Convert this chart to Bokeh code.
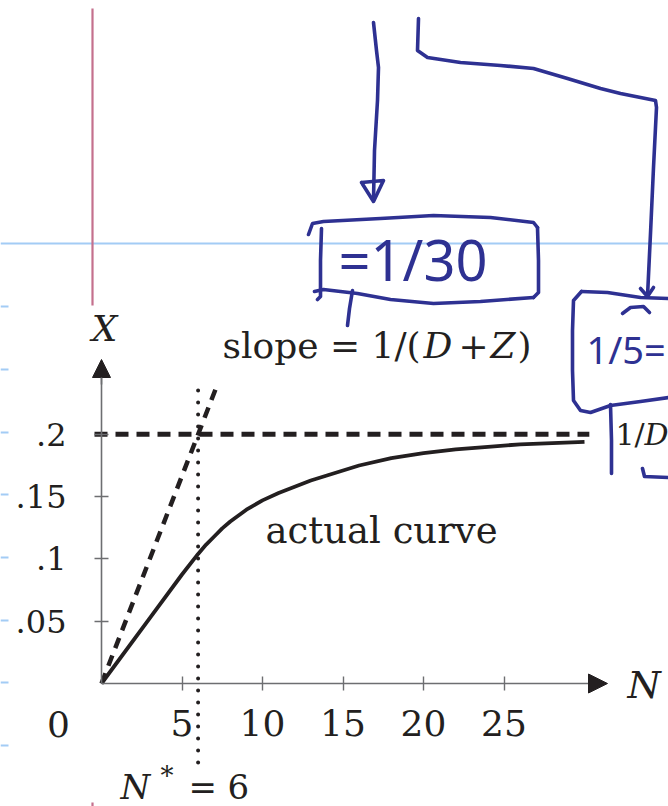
from bokeh.plotting import figure
from bokeh.models import (Range1d, LinearAxis, FixedTicker, CustomJSTickFormatter,
                          Arrow, NormalHead)
from bokeh.core.properties import value
from bokeh.embed import file_html
from bokeh.resources import INLINE

# ---------------- chart data ----------------
x_ticks = [5, 10, 15, 20, 25]
x_tick_labels = ["5", "10", "15", "20", "25"]
y_ticks = [0.05, 0.1, 0.15, 0.2]
y_tick_labels = [".05", ".1", ".15", ".2"]

n_star = 6                 # N* = 6
x_limit = 0.2              # 1/D
slope = 1 / 30             # 1/(D+Z)

# actual throughput curve X(N)
curve_n = [0, 3, 5, 6, 6.5, 7, 7.5, 8, 9, 10, 11, 12, 13, 14, 16, 18, 20, 22, 24, 26, 28, 30]
curve_x = [0, 0.0525, 0.0875, 0.104, 0.1115, 0.118, 0.1245, 0.130, 0.1395, 0.147, 0.153,
           0.158, 0.163, 0.167, 0.175, 0.181, 0.185, 0.188, 0.190, 0.192, 0.193, 0.194]

# ---------------- page geometry ----------------
W, H = 668, 806
OX, OY = 101, 683          # page position of the origin
SX, SY = 16.1, 1245.7      # pixels per unit of N and of X


def to_data(px, py):
    return (px - OX) / SX, (OY - py) / SY


def pts(path):
    xs, ys = zip(*[to_data(a, b) for a, b in path])
    return list(xs), list(ys)


INK = "#231f20"
AXIS = "#6d6e71"
PEN = "#2e3192"
RULE_BLUE = "#a3ccf5"
MARGIN_PINK = "#c4708d"
SERIF = "DejaVu Serif"

p = figure(width=W, height=H, x_range=Range1d(to_data(0, 0)[0], to_data(W, 0)[0]),
           y_range=Range1d(to_data(0, H)[1], to_data(0, 0)[1]),
           output_backend="svg", toolbar_location=None,
           x_axis_type=None, y_axis_type=None, min_border=0)
p.outline_line_color = None
p.background_fill_color = "white"
p.border_fill_color = "white"

# ---------------- notebook page ----------------
page_rules = [[(0, 243), (W, 243)]] + [[(0, y), (8, y)] for y in (306, 369, 432, 494, 557, 620, 682, 745)]
xs, ys = zip(*[pts(r) for r in page_rules])
p.multi_line(list(xs), list(ys), line_color=RULE_BLUE, line_width=2)
margin = [[(92, 8), (92, 305)], [(92, 802), (92, 806)]]
xs, ys = zip(*[pts(r) for r in margin])
p.multi_line(list(xs), list(ys), line_color=MARGIN_PINK, line_width=2.2)

# ---------------- axes ----------------
axis_style = dict(axis_line_color=AXIS, axis_line_width=1.6,
                  major_tick_line_color=AXIS, major_tick_line_width=1.4,
                  major_tick_in=7, major_tick_out=7, minor_tick_line_color=None,
                  major_label_text_font=SERIF, major_label_text_color=INK)
fmt_code = "return tick_labels[tick_values.indexOf(tick)]"
xaxis = LinearAxis(fixed_location=0, bounds=(0, 30.6), ticker=FixedTicker(ticks=x_ticks),
                   formatter=CustomJSTickFormatter(args=dict(tick_values=x_ticks, tick_labels=x_tick_labels), code=fmt_code),
                   major_label_text_font_size="36px", major_label_standoff=19, **axis_style)
yaxis = LinearAxis(fixed_location=0, bounds=(0, 0.2473), ticker=FixedTicker(ticks=y_ticks),
                   formatter=CustomJSTickFormatter(args=dict(tick_values=y_ticks, tick_labels=y_tick_labels), code=fmt_code),
                   major_label_text_font_size="32px", major_label_standoff=28, **axis_style)
p.add_layout(xaxis, "below")
p.add_layout(yaxis, "left")

p.add_layout(Arrow(end=NormalHead(size=19, fill_color=INK, line_color=INK),
                   x_start=30.3, y_start=0, x_end=to_data(607, 0)[0], y_end=0,
                   line_color=AXIS, line_width=1.6))
p.add_layout(Arrow(end=NormalHead(size=18, fill_color=INK, line_color=INK),
                   x_start=0, y_start=0.24, x_end=0, y_end=to_data(0, 359)[1],
                   line_color=AXIS, line_width=1.6))

# ---------------- bounds and curve ----------------
p.line([to_data(94, 0)[0], 30.3], [x_limit, x_limit], line_color=INK, line_width=5, line_dash="13 8")
slope_n = [0, 7.25]
p.line(slope_n, [n * slope for n in slope_n], line_color=INK, line_width=4.5, line_dash="11 8")
p.line([n_star, n_star], [to_data(0, 762)[1], to_data(0, 378)[1]], line_color=INK,
       line_width=4, line_dash="0 12", line_cap="round")
p.line(curve_n, curve_x, line_color=INK, line_width=3.8, line_join="round")

# ---------------- book labels (positions are glyph centres on the page) ----------------
def put(items, size, style="normal", color=INK, font=SERIF, align="left"):
    xs, ys, texts = [], [], []
    for t, px, py in items:
        x, y = to_data(px, py)
        xs.append(x); ys.append(y); texts.append(t)
    p.text(xs, ys, text=texts, text_font=value(font), text_font_size=size,
           text_font_style=style, text_color=color, text_align=align,
           text_baseline="middle")

put([("0", 58, 723)], "36px", align="center")
put([("X", 104, 328)], "36px", style="italic", align="center")
put([("N", 627, 684)], "38px", style="italic")
put([("slope = 1/(", 222, 345), ("+", 458, 345), (")", 517, 345)], "36px")
put([("D", 423, 345), ("Z", 490, 345)], "36px", style="italic")
put([("actual curve", 265, 530)], "37px")
put([("N", 120, 786)], "34px", style="italic")
put([("*", 160, 775)], "26px")
put([("=", 188, 786), ("6", 227, 786)], "34px")
put([("1/", 615, 434)], "30px")
put([("D", 644, 434)], "30px", style="italic")

# ---------------- pen annotations ----------------
pen_strokes = [
    [(373, 22), (376, 50), (378, 67), (377, 100), (374, 150), (373, 200)],
    [(361, 182), (383, 180), (373, 201), (361, 182)],
    [(418, 18), (417, 50), (427, 57), (460, 62), (500, 65), (533, 68), (567, 78),
     (600, 88), (620, 93), (655, 100), (656, 107), (653, 167), (650, 233), (647, 296)],
    [(640, 288), (647, 296), (653, 287)],
    [(308, 234), (312, 223), (323, 221), (380, 218), (433, 215), (490, 217), (533, 222), (537, 227)],
    [(537, 227), (538, 260), (538, 292), (533, 297)],
    [(533, 297), (480, 301), (433, 303), (390, 299), (357, 293), (323, 289), (314, 291)],
    [(321, 228), (320, 260), (320, 296), (317, 299)],
    [(352, 290), (349, 308), (347, 325)],
    [(581, 291), (607, 292), (640, 297), (668, 298)],
    [(581, 291), (573, 300), (572, 330), (572, 370), (573, 400), (580, 410), (590, 412),
     (610, 405), (640, 401), (668, 397)],
    [(610, 404), (611, 440), (611, 473)],
    [(642, 468), (644, 476), (668, 477)],
    [(622, 313), (630, 307), (643, 306), (649, 312)],
]
xs, ys = zip(*[pts(s) for s in pen_strokes])
p.multi_line(list(xs), list(ys), line_color=PEN, line_width=3.6, line_cap="round", line_join="round")

put([("=1/30", 338, 258)], "56px", color=PEN, font="Noto Sans")
put([("1/5=", 586, 348)], "38px", color=PEN, font="Noto Sans")

open("out.html", "w").write(file_html(p, INLINE))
══════
Reproduce the material above from its first line through the line containing "0.192, 0.193, 0.194]", both ends included, and skip every picture.

◆ **Answer**
Convert this chart to Bokeh code.
from bokeh.plotting import figure
from bokeh.models import (Range1d, LinearAxis, FixedTicker, CustomJSTickFormatter,
                          Arrow, NormalHead)
from bokeh.core.properties import value
from bokeh.embed import file_html
from bokeh.resources import INLINE

# ---------------- chart data ----------------
x_ticks = [5, 10, 15, 20, 25]
x_tick_labels = ["5", "10", "15", "20", "25"]
y_ticks = [0.05, 0.1, 0.15, 0.2]
y_tick_labels = [".05", ".1", ".15", ".2"]

n_star = 6                 # N* = 6
x_limit = 0.2              # 1/D
slope = 1 / 30             # 1/(D+Z)

# actual throughput curve X(N)
curve_n = [0, 3, 5, 6, 6.5, 7, 7.5, 8, 9, 10, 11, 12, 13, 14, 16, 18, 20, 22, 24, 26, 28, 30]
curve_x = [0, 0.0525, 0.0875, 0.104, 0.1115, 0.118, 0.1245, 0.130, 0.1395, 0.147, 0.153,
           0.158, 0.163, 0.167, 0.175, 0.181, 0.185, 0.188, 0.190, 0.192, 0.193, 0.194]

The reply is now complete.